2019年1月には有人飛行の試作機を製作

 同組織では空飛ぶ車を実現するためにまず、機体開発から進めた。まず、そこにはサイズの問題があった。「大きすぎると離着陸の場所に制限が出てくる。ヘリポートや飛行場を利用するのであれば、そこまでクルマで行くことになり、それではそもそも新たに空飛ぶクルマを開発する意味がなくなる。ドアツードアでなければメリットがないことから、どこでも発着できる世界最小サイズを目指した」(福澤氏)。開発を進めているモデルはプロペラを使わないときは一般的な乗用車と同程度のサイズとなる。そして、飛行にはプロペラを広げるというコンセプトだという。

 最初に、半年くらいの時間をかけて5分の1サイズの試作機を製作した。ドローンとラジコンを合わせたようなもので、2014年にその5分の1スケール試作機の試験飛行を行った。2015年には実サイズの試作機を作るため、クラウドファンディングを利用。2017年に取り組んだ実サイズの試作機の試験飛行では、いかに安定したホバリングを行うかが最大の課題となった。飛行が安定しない原因としてはモーターの慣性の影響による時間遅れが原因だということが分かった。それを解決するためにピッチコントロールによる揚力制御を行うことで対応した。

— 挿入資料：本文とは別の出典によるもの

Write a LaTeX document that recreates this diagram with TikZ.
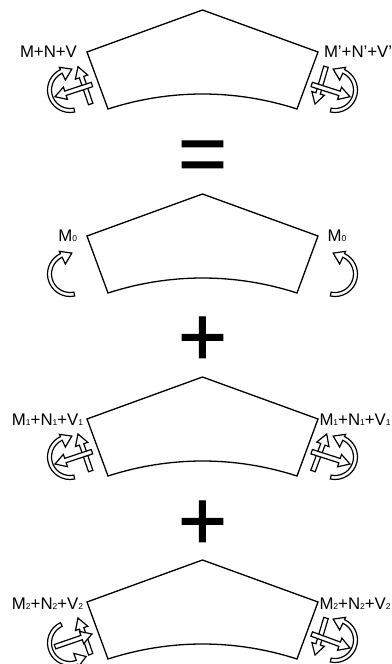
\documentclass[tikz,border=0pt]{standalone}
\usepackage{fontspec}
\setmainfont{Liberation Sans}
\newfontfamily\signfont[FakeBold=1.2]{Liberation Sans}
\usetikzlibrary{calc}
\tikzset{
  edge/.style={draw=black,line width=1.3pt,line join=miter},
  hollow/.style={draw=black,fill=white,line width=1.2pt,line join=miter},
  lab/.style={anchor=base west,inner sep=0pt,outer sep=0pt,font=\fontsize{16.8}{17}\selectfont},
  sign/.style={inner sep=0pt,outer sep=0pt,font=\signfont\fontsize{84}{84}\selectfont}
}
\newcommand{\dg}[1]{{\fontsize{8.5}{10}\selectfont #1}}
% straight hollow arrow: tail, tip (pixel coordinates)
\newcommand{\harrow}[2]{%
  \coordinate (A) at #1; \coordinate (B) at #2;
  \coordinate (H) at ($(B)!11pt!(A)$);
  \draw[hollow] ($(A)!2.3pt!90:(B)$) -- ($(H)!2.3pt!90:(B)$) -- ($(H)!6.5pt!90:(B)$) -- (B)
    -- ($(H)!6.5pt!-90:(B)$) -- ($(H)!2.3pt!-90:(B)$) -- ($(A)!2.3pt!-90:(B)$) -- cycle;}
% curved hollow arrow about a centre, from angle #3 clockwise to 115 degrees on screen
\newcommand{\cwmoment}[3][1]{%
  \begin{scope}[shift={#2},xscale=#1]
    \draw[hollow] (#3:22.5pt) arc[start angle=#3,end angle=115,radius=22.5pt]
      -- (115:25pt) -- (85:21pt) -- (115:11pt) -- (115:18.5pt)
      arc[start angle=115,end angle=#3,radius=18.5pt] -- cycle;
  \end{scope}}
\newcommand{\ccwmoment}[1]{%
  \begin{scope}[shift={#1}]
    \draw[hollow] (115:22.5pt) arc[start angle=115,end angle=290,radius=22.5pt]
      -- (290:25pt) -- (320:21pt) -- (290:11pt) -- (290:18.5pt)
      arc[start angle=290,end angle=115,radius=18.5pt] -- cycle;
  \end{scope}}
\newcommand{\block}[1]{%
  \begin{scope}[yshift=-#1pt]
    \draw[edge] (202.5,-10) -- (318,-52) -- (297,-109)
      .. controls (235,-89) and (170,-89) .. (108,-109) -- (87,-52) -- cycle;
  \end{scope}}
\begin{document}
\begin{tikzpicture}[x=1pt,y=1pt]
\useasboundingbox (0,0) rectangle (391,-664);
\clip (0,0) rectangle (391,-664);
% block 1
\block{0}
\cwmoment{(70,-90)}{282}
\harrow{(90.7,-104)}{(78,-66.7)}
\harrow{(92,-84.5)}{(55,-96.7)}
\cwmoment[-1]{(335,-90)}{282}
\harrow{(326,-66.7)}{(315,-104)}
\harrow{(311.7,-84.5)}{(350,-96.7)}
\node[lab] (l1) at (20,-57.3) {M+N+V};
\node[lab] (r1) at (324,-57) {M'+N'+V'};
% equals
\node[sign] (eq) at (202.5,-161.5) {=};
% block 2
\block{184}
\cwmoment{(70,-274)}{282}
\cwmoment[-1]{(335,-274)}{282}
\node[lab] (l2) at (58.3,-241.7) {M\dg{0}};
\node[lab] (r2) at (327.7,-241.7) {M\dg{0}};
% plus
\node[sign] (p1) at (202.5,-341) {+};
% block 3
\block{367}
\cwmoment{(70,-457)}{282}
\harrow{(90.7,-471)}{(78,-434)}
\harrow{(92,-451.7)}{(55,-464)}
\cwmoment[-1]{(335,-457)}{282}
\harrow{(313,-471)}{(326.7,-434)}
\harrow{(311.7,-451.7)}{(350,-464)}
\node[lab] (l3) at (12,-425) {M\dg{1}+N\dg{1}+V\dg{1}};
\node[lab] (r3) at (319.5,-425) {M\dg{1}+N\dg{1}+V\dg{1}};
% plus
\node[sign] (p2) at (202.5,-525) {+};
% block 4
\block{550}
\ccwmoment{(70,-643)}
\harrow{(90.7,-654.3)}{(78,-618)}
\harrow{(55,-646.7)}{(92,-634)}
\cwmoment[-1]{(335,-640)}{282}
\harrow{(326,-618)}{(315,-655)}
\harrow{(311.7,-634)}{(350,-648)}
\node[lab] (l4) at (12,-609.3) {M\dg{2}+N\dg{2}+V\dg{2}};
\node[lab] (r4) at (319.5,-609.3) {M\dg{2}+N\dg{2}+V\dg{2}};
\end{tikzpicture}
\end{document}
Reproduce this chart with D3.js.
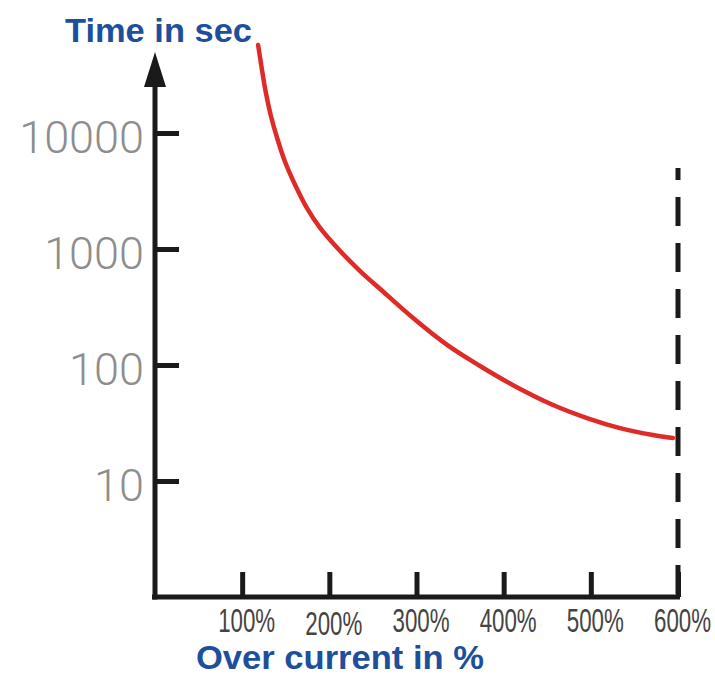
<!DOCTYPE html>
<html>
<head>
<meta charset="utf-8">
<script src="https://cdn.jsdelivr.net/npm/d3@7"></script>
<style>
  body { margin: 0; background: #fff; }
  svg { display: block; }
  .title { font-family: 'Liberation Sans', Arial, sans-serif; font-weight: bold; fill: #1d4f9c; }
  .y-axis text { font-family: Roboto, 'DejaVu Sans', sans-serif; font-weight: 300; font-size: 45px; fill: #8d8d8d; }
  .x-axis text { font-family: 'Liberation Sans Narrow', 'Liberation Sans', sans-serif; font-size: 33px; fill: #444; }
  .tick line { stroke: #1a1a1a; stroke-width: 5; }
</style>
</head>
<body>
<div class="graph"></div>
<script>
// over current (%) vs trip time (s)
const overCurrent = [118.3, 122.4, 127, 132.7, 140.1, 149.3, 160.8, 174.2, 189.4, 212.4, 235.3, 258.3, 296.1, 335.1, 372.9, 410.8, 456.7, 495.6, 533.5, 571.3, 594.2];
const tripTime = [57400, 36300, 22600, 14300, 9060, 5620, 3560, 2260, 1520, 961, 646, 452, 254, 149, 98, 67, 45.2, 34.9, 28.6, 24.9, 23.5];

const xTicks = [100, 200, 300, 400, 500, 600];
const yTicks = [10, 100, 1000, 10000];
const limit = 600;

const width = 715;
const height = 675;

const color = {
  axis: '#1a1a1a',
  curve: '#de2b27',
};

const x = d3.scaleLinear()
  .domain([0, 600])
  .range([155, 678]);

const y = d3.scaleLog()
  .domain([1, 1e5])
  .range([597, 17]);

const svg = d3.select('.graph')
  .append('svg')
    .attr('width', width)
    .attr('height', height)
    .attr('viewBox', [0, 0, width, height]);

// y axis: ticks point right, labels sit left
const yAxis = svg.append('g')
  .attr('class', 'y-axis')
  .attr('transform', `translate(${x(0)}, 0)`)
  .call(d3.axisLeft(y)
    .tickValues(yTicks)
    .tickFormat(d3.format('d'))
    .tickSizeInner(-24)
    .tickSizeOuter(0)
    .tickPadding(11));

yAxis.select('.domain').remove();
yAxis.selectAll('text').attr('dy', '0.43em');

// x axis: ticks point up, labels below
const xAxis = svg.append('g')
  .attr('class', 'x-axis')
  .attr('transform', `translate(0, ${y(1)})`)
  .call(d3.axisBottom(x)
    .tickValues(xTicks)
    .tickFormat(d => d + '%')
    .tickSizeInner(-25)
    .tickSizeOuter(0)
    .tickPadding(0));

xAxis.select('.domain').remove();
xAxis.selectAll('text')
  .attr('x', 4)
  .attr('y', d => d === 200 ? 38 : 35)
  .attr('dy', 0)
  .attr('textLength', 57)
  .attr('lengthAdjust', 'spacingAndGlyphs');

// axis lines
svg.append('line')
  .attr('x1', x(0))
  .attr('x2', x(0))
  .attr('y1', y(1) + 2.5)
  .attr('y2', 84)
  .attr('stroke', color.axis)
  .attr('stroke-width', 5);

svg.append('path')
  .attr('d', d3.line()([[x(0), 52], [x(0) - 11, 87], [x(0) + 11, 87]]) + 'Z')
  .attr('fill', color.axis);

svg.append('line')
  .attr('x1', x(0) - 3)
  .attr('x2', x(limit) + 2)
  .attr('y1', y(1))
  .attr('y2', y(1))
  .attr('stroke', color.axis)
  .attr('stroke-width', 5);

// 600% limit
svg.append('line')
  .attr('x1', x(limit))
  .attr('x2', x(limit))
  .attr('y1', 168)
  .attr('y2', y(1))
  .attr('stroke', color.axis)
  .attr('stroke-width', 5)
  .attr('stroke-dasharray', '29 17')
  .attr('stroke-dashoffset', 17);

// trip curve
const points = overCurrent.map((d, i) => [x(d), y(tripTime[i])]);
svg.append('path')
  .attr('d', d3.line().curve(d3.curveCatmullRom.alpha(0.5))(points))
  .attr('fill', 'none')
  .attr('stroke', color.curve)
  .attr('stroke-width', 4.5)
  .attr('stroke-linecap', 'round');

svg.append('text')
  .attr('class', 'title')
  .attr('x', 65)
  .attr('y', 42)
  .attr('font-size', 33)
  .attr('textLength', 187)
  .attr('lengthAdjust', 'spacingAndGlyphs')
  .text('Time in sec');

svg.append('text')
  .attr('class', 'title')
  .attr('x', 196)
  .attr('y', 669)
  .attr('font-size', 33)
  .attr('textLength', 288)
  .attr('lengthAdjust', 'spacingAndGlyphs')
  .text('Over current in %');
</script>
</body>
</html>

 この頃からトヨタ自動車をはじめ、大手企業や自治体からの支援が集まり始めたという。今後のスケジュールとしては無人機を開発し飛行試験を開始することを目指す。2019年1月には有人機を作り、その後有人機の飛行試験を始める計画だ。福澤氏は「2020年頃には、他の企業もデモフライトを行うことを宣言しており、その前にわれわれが実現したい」と意欲を見せている。

 ただ、デモフライトで重要となるのが国土交通省航空局との交渉であり「有人で飛行するためには100%安全であるということを証明する必要があり、これに対しても2017年秋からスタッフが専従で交渉を進めている」(福澤氏)という。

 無人機のデモフライトはひも付きで、屋内で始め、その後屋外に出して、最終的にはひもを外して飛行させるという順序で少しずつ前に進める形をとる。2018年8月くらいから公開のデモフライトを始める予定で、それに向けて現在も、部品提供、技術提供や支援金(100万円・30万円)の募集を行っている。支援者にはカーティベーターのおよび支援企業Webサイト上でのロゴマーク掲載、ノベルティの提供、活動見学などを準備している。

 ロードマップとしては2020年にデモフライトを確実に行い、2025年に発売を開始して、2030年から量産を開始することを目指す。その後、2050年には誰でもが飛べる時代を実現する計画だ。